Record set:
Start

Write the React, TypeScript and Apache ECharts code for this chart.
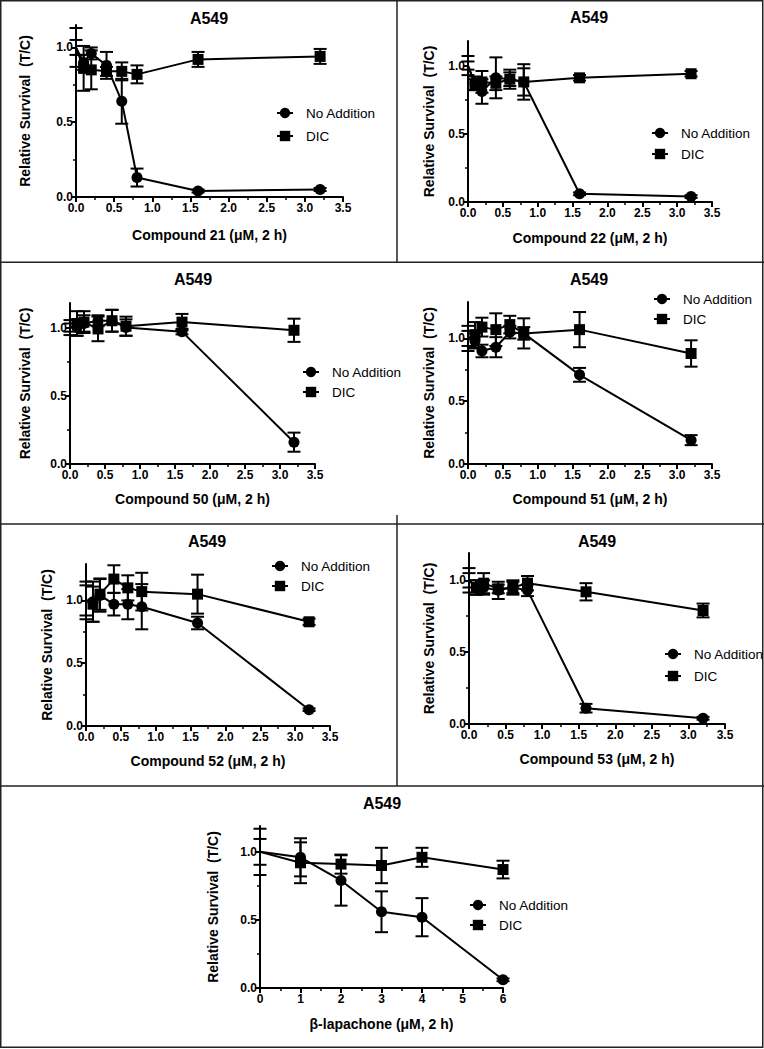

End
Start

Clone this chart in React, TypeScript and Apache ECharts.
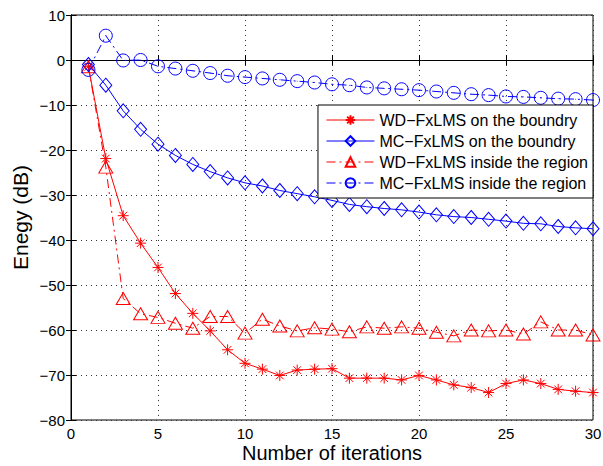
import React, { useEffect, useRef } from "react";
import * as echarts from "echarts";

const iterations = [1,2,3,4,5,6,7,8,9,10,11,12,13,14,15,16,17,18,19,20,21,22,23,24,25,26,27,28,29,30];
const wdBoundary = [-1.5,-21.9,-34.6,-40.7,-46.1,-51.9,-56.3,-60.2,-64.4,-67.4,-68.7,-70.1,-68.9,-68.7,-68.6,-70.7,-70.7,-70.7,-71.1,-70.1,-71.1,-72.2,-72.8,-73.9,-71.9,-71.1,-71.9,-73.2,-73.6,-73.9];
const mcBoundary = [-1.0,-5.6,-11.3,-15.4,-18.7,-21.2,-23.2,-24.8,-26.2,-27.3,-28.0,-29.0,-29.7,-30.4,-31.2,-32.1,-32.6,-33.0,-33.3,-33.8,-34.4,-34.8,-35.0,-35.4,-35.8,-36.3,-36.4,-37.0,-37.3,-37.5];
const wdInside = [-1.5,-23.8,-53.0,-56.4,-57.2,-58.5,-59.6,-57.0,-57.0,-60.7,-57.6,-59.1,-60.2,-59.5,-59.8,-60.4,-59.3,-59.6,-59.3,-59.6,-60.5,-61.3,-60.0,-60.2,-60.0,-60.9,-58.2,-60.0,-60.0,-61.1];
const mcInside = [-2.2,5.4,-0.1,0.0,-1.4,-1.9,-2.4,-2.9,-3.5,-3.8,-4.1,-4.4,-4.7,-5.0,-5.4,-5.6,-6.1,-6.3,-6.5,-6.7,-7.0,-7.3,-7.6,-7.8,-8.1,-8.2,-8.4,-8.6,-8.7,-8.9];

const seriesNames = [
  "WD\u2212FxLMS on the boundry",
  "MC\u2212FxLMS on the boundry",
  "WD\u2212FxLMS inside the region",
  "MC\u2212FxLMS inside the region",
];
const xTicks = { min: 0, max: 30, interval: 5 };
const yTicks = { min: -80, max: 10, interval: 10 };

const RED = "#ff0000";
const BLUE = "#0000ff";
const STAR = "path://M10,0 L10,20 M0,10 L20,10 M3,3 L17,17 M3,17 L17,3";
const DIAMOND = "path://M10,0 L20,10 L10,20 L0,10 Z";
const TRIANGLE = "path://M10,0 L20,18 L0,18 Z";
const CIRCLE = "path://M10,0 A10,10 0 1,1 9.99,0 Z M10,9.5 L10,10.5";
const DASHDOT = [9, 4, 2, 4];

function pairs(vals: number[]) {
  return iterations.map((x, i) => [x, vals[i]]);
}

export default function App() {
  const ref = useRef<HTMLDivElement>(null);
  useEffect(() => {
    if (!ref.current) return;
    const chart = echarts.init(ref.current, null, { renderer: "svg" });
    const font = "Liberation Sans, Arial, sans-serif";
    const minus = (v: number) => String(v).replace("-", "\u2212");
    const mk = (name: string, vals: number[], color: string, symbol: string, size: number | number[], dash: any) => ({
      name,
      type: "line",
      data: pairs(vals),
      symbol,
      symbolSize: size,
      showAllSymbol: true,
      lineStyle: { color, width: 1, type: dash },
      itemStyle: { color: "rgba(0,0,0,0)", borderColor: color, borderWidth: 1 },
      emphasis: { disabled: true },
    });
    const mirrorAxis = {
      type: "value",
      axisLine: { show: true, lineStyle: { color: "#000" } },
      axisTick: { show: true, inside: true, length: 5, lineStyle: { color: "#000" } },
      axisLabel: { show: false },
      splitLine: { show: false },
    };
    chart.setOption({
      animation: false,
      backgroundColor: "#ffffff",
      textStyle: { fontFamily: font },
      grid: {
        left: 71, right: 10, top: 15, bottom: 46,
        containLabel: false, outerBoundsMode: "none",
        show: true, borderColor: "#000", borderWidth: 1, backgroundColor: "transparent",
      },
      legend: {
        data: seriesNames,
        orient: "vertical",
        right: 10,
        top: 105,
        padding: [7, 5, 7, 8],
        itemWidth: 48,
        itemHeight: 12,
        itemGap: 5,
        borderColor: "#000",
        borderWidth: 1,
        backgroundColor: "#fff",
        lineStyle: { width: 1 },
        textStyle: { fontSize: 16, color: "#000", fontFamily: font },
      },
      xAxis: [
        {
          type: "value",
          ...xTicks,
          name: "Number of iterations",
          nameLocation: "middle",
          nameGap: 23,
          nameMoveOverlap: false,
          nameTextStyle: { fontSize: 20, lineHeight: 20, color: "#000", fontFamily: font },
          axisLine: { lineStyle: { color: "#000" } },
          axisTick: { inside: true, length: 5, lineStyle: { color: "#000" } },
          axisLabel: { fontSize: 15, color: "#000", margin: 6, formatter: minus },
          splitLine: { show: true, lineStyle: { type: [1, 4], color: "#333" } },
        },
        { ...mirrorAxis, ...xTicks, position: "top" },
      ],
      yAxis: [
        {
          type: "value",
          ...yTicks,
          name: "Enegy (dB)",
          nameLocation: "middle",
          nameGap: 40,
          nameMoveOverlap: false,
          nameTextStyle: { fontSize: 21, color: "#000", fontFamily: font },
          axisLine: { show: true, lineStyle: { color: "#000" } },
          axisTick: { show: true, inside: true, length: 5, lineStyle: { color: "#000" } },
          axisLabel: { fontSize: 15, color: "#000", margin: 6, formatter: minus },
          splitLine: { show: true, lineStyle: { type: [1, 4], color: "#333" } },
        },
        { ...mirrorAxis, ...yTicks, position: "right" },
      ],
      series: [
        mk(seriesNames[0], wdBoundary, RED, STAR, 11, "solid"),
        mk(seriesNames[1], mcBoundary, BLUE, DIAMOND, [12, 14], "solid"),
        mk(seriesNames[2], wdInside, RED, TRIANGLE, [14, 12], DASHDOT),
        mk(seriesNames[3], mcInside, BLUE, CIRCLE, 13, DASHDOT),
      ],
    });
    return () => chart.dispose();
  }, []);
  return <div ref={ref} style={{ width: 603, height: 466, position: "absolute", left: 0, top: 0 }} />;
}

End

Aim of the exercise:
From the line containing "Clone this chart" through the line containing "import * as", copy every line above exactly, without pictures.

Problem solution:
Clone this chart in React, TypeScript and Apache ECharts.
import React, { useEffect, useRef } from "react";
import * as echarts from "echarts";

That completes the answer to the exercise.